Em período de férias escolares lembro-me de sair de casa logo pela manhã para brincar. Vestia uma muda de roupa lavada que nunca chegava intacta quando voltava para casa. Se dúvida houvesse do que tinha estado a fazer bastava olhar para a roupa e para os vestígios de terra e outras coisas. Em determinada altura gostava de brincar a construir casas. Algumas eram semelhantes à minha casa na altura e outras faziam parte do meu imaginário. Quando um dia for grande quero ter uma casa igual a esta! dizia. Ou então quando ia para a praia, as casas eram normalmente substituídas por castelos, que na verdade não deixam de ser casas, ainda que especiais. Mas nem todos os meus amigos gostavam de brincar a fazer casas ou até mesmo castelos. Na altura não percebia porquê. Até porque não havia nada de mais importante ou interessante para fazer. Mas ao fim de todo um conjunto de anos compreendo que alguns deles teriam determinadas dificuldades sensoriais.
Agora que trabalho com pessoas autistas, as questões sensoriais são uma constante na vida de todos eles e ao longo do seu ciclo de vida. Isto porque, se há características que conseguem ser mudadas por aprendizagem. No caso das questões sensoriais o mesmo não pode ser feito dessa maneira. Ainda que a pessoa possa aprender a dessensibilizar para determinados estímulos. Contudo, uma coisa é certa, as questões sensoriais tem um impacto gigantesco na vida das pessoas autistas e tem consequências marcadas ao nível da saúde mental e na qualidade de vida. Ainda assim, a maior parte da investigação que é realizada nesta área prende-se mais com as características do processamento sensorial das pessoas autistas. E menos com a consideração pelos ambientes sensoriais aversivos que colocam exigências tão elevadas no processamento sensorial das pessoas autistas.

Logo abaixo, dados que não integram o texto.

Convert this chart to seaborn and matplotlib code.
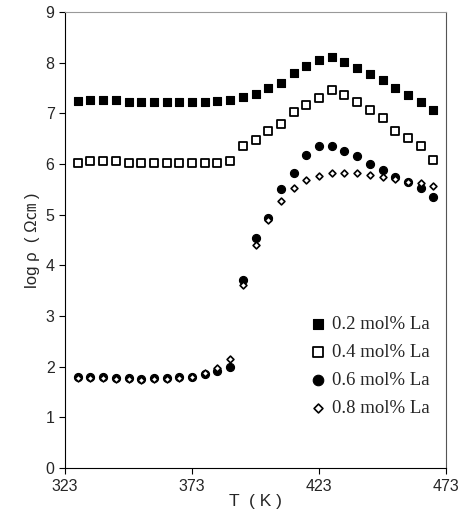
import numpy as np
import pandas as pd
import matplotlib
matplotlib.use("Agg")
import matplotlib.pyplot as plt
import seaborn as sns

T = list(range(328, 469, 5))

la02 = [7.25, 7.27, 7.27, 7.27, 7.23, 7.23, 7.23, 7.23, 7.23, 7.23, 7.23, 7.25, 7.27,
        7.33, 7.38, 7.50, 7.61, 7.79, 7.94, 8.06, 8.11, 8.02, 7.90, 7.78, 7.67, 7.50,
        7.37, 7.22, 7.07]
la04 = [6.03, 6.06, 6.06, 6.06, 6.03, 6.03, 6.03, 6.03, 6.03, 6.03, 6.03, 6.03, 6.06,
        6.36, 6.48, 6.65, 6.80, 7.02, 7.17, 7.31, 7.46, 7.36, 7.22, 7.07, 6.92, 6.65,
        6.52, 6.36, 6.09]
la06 = [1.80, 1.80, 1.80, 1.77, 1.77, 1.75, 1.77, 1.77, 1.79, 1.80, 1.86, 1.91, 2.00,
        3.72, 4.55, 4.93, 5.50, 5.83, 6.18, 6.36, 6.36, 6.25, 6.16, 6.00, 5.88, 5.75,
        5.65, 5.52, 5.36]
la08 = [1.78, 1.78, 1.78, 1.76, 1.76, 1.74, 1.76, 1.76, 1.78, 1.79, 1.88, 1.98, 2.16,
        3.62, 4.40, 4.90, 5.27, 5.52, 5.68, 5.76, 5.82, 5.82, 5.82, 5.78, 5.75, 5.70,
        5.65, 5.63, 5.57]

labels = ["0.2 mol% La", "0.4 mol% La", "0.6 mol% La", "0.8 mol% La"]
xticks = [323, 373, 423, 473]
yticks = list(range(0, 10))

sns.set_style("white")
plt.rcParams['font.family'] = ['Liberation Sans', 'Noto Sans CJK JP', 'DejaVu Sans']

fig = plt.figure(figsize=(4.71, 5.29), dpi=100)
ax = fig.add_axes([0.138, 0.115, 0.809, 0.862])

styles = [
    dict(marker='s', s=32, color='black', edgecolor='black', linewidth=0.8),
    dict(marker='s', s=32, facecolor='white', edgecolor='black', linewidth=1.3),
    dict(marker='o', s=34, color='black', edgecolor='black', linewidth=0.8),
    dict(marker='D', s=12, facecolor='white', edgecolor='black', linewidth=1.2),
]
series = [la02, la04, la06, la08]
for vals, lab, st in zip(series, labels, styles):
    df = pd.DataFrame({"T": T, "rho": vals})
    sns.scatterplot(data=df, x="T", y="rho", ax=ax, label=lab, zorder=3, **st)

ax.set_xlim(323, 473)
ax.set_ylim(0, 9)
ax.set_xticks(xticks)
ax.set_yticks(yticks)
ax.tick_params(axis='both', labelsize=11.5, direction='out', length=4, width=0.8,
               color='black', left=True, bottom=True)
for sp in ax.spines.values():
    sp.set_visible(True)
    sp.set_color('black')
    sp.set_linewidth(0.8)
ax.spines['top'].set_color('#999999')
ax.spines['right'].set_color('#555555')

ax.set_xlabel("T  ( K )", fontsize=12.5, labelpad=0)
ax.set_ylabel("log ρ  ( Ω㎝ )", fontsize=12, labelpad=4)

leg = ax.legend(loc='upper left', bbox_to_anchor=(0.615, 0.35), frameon=False,
                prop={'family': 'Liberation Serif', 'size': 13.5},
                handletextpad=0.15, labelspacing=0.58, markerscale=1.3,
                borderaxespad=0, handlelength=1.2)

fig.savefig("out.png", dpi=100)
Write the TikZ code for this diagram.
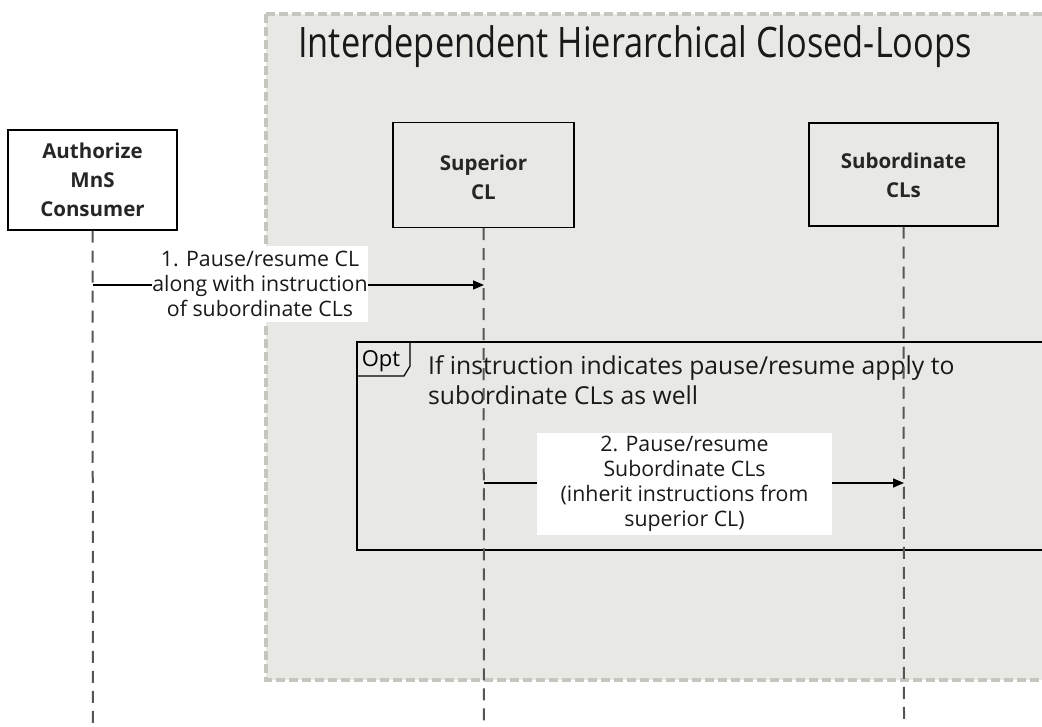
\documentclass[tikz,border=0pt]{standalone}
\usepackage{fontspec}
\setmainfont{Open Sans}
\usetikzlibrary{arrows.meta}
\definecolor{groupfill}{RGB}{232,232,228}
\definecolor{groupline}{RGB}{198,198,190}
\definecolor{lifecol}{RGB}{85,85,85}
\tikzset{
  actorbox/.style={draw=black, line width=1.5pt, fill=none, inner sep=0pt},
  actortext/.style={font=\bfseries\fontsize{20.5}{29}\selectfont, align=center, text=black!85},
  lifeline/.style={draw=lifecol, line width=2pt, dash pattern=on 12pt off 8pt},
  msg/.style={draw=black, line width=1.5pt, -{Triangle[length=11pt,width=9pt]}},
  msglabel/.style={fill=white, align=center, inner sep=0pt, font=\fontsize{21.3}{25}\selectfont, text=black!90},
  framebox/.style={draw=black, line width=1.5pt},
}
\begin{document}
\begin{tikzpicture}[x=1pt,y=-1pt]
\useasboundingbox (0,0) rectangle (1042,727);
\clip (0,0) rectangle (1042,727);
% group
\path[fill=groupfill, draw=groupline, line width=4pt, dash pattern=on 9pt off 4pt] (266,14) rectangle (1080,680);
\node[anchor=west, inner sep=0pt, font=\fontsize{42}{50}\selectfont, text=black!90] (title) at (298,47) {\scalebox{0.818}[1]{Interdependent Hierarchical Closed-Loops}};
% actors
\node[actorbox, minimum width=169pt, minimum height=100pt] (cons) at (92.5,180) {};
\node[actortext] (constext) at (92.5,180) {Authorize\\MnS\\Consumer};
\node[actorbox, minimum width=181pt, minimum height=105pt] (sup) at (483.5,175) {};
\node[actortext] (suptext) at (483.5,177.5) {Superior\\CL};
\node[actorbox, minimum width=189pt, minimum height=103pt] (sub) at (903.5,174.5) {};
\node[actortext] (subtext) at (903.5,175) {Subordinate\\CLs};
% lifelines
\coordinate (consend) at (93,727);
\coordinate (supend) at (484,727);
\coordinate (subend) at (904,720);
% opt frame
\draw[framebox] (357,342) rectangle (1080,550);
\coordinate (tagA) at (357,376);
\coordinate (tagB) at (404,376);
\coordinate (tagC) at (410,366);
\coordinate (tagD) at (410,342);
\draw[framebox, line width=1.2pt] (tagA) -- (tagB) -- (tagC) -- (tagD);
\node[font=\fontsize{22}{26}\selectfont, inner sep=0pt] (opt) at (381,361) {Opt};
\node[anchor=west, align=left, inner sep=0pt, font=\fontsize{24.7}{30}\selectfont, text=black!90] (cond) at (428,380) {If instruction indicates pause/resume apply to\\subordinate CLs as well};
\draw[lifeline] (cons.south) -- (consend);
\draw[lifeline] (sup.south) -- (supend);
\draw[lifeline] (sub.south) -- (subend);
% messages
\coordinate (m1s) at (93,285);
\coordinate (m1e) at (484,285);
\draw[msg] (m1s) -- (m1e);
\node[msglabel, minimum width=204pt, minimum height=76pt] (m1) at (260,284) {1. Pause/resume CL\\along with instruction\\of subordinate CLs};
\coordinate (m2s) at (484,483);
\coordinate (m2e) at (904,483);
\draw[msg] (m2s) -- (m2e);
\node[msglabel, minimum width=295pt, minimum height=102pt] (m2) at (684.5,484) {2. Pause/resume\\Subordinate CLs\\(inherit instructions from\\superior CL)};
\end{tikzpicture}
\end{document}
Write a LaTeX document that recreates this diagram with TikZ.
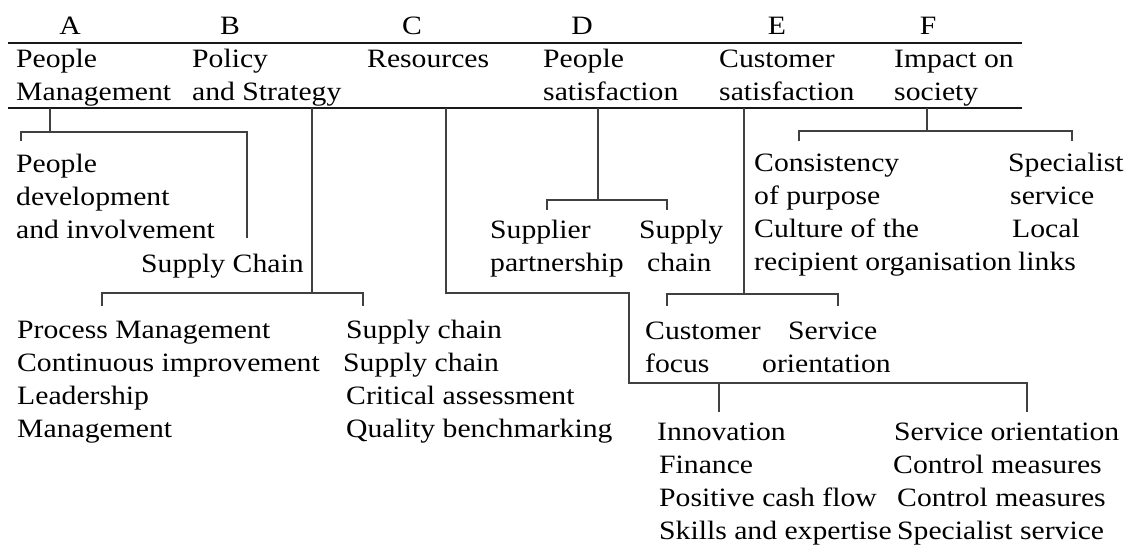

No entanto, as pessoas autistas continuam a referir que os ambientes sensoriais podem ser extremamente opressivos e podem apresentar barreiras no acesso a certos locais como supermercados, restaurantes, grandes lojas, escolas e ambientes médicos. Para além das normas de concepção, têm sido lançadas iniciativas para modificar a forma como os espaços são utilizados em todo o mundo, com a intenção de tornar os locais mais inclusivos do ponto de vista sensorial para as pessoas autistas e outras com diferenças de processamento sensorial. No entanto, estes exemplos ainda são em minoria face à realidade e necessidades prementes das pessoas.
Como tal, será fundamental que a própria investigação dentro e fora do autismo, assim como dentro de várias áreas do saber, seja da psicologia, arquitectura, física, engenharia, matemática, etc., possa ajudar a melhor compreender as necessidades que os edifícios e os espaços em si necessitam de ter para que estes se tornem adequados para as pessoas autistas e outras com dificuldades no processamento sensorial. E mais uma vez estou certo que esse tipo de alteração irá beneficiar qualquer um de nós.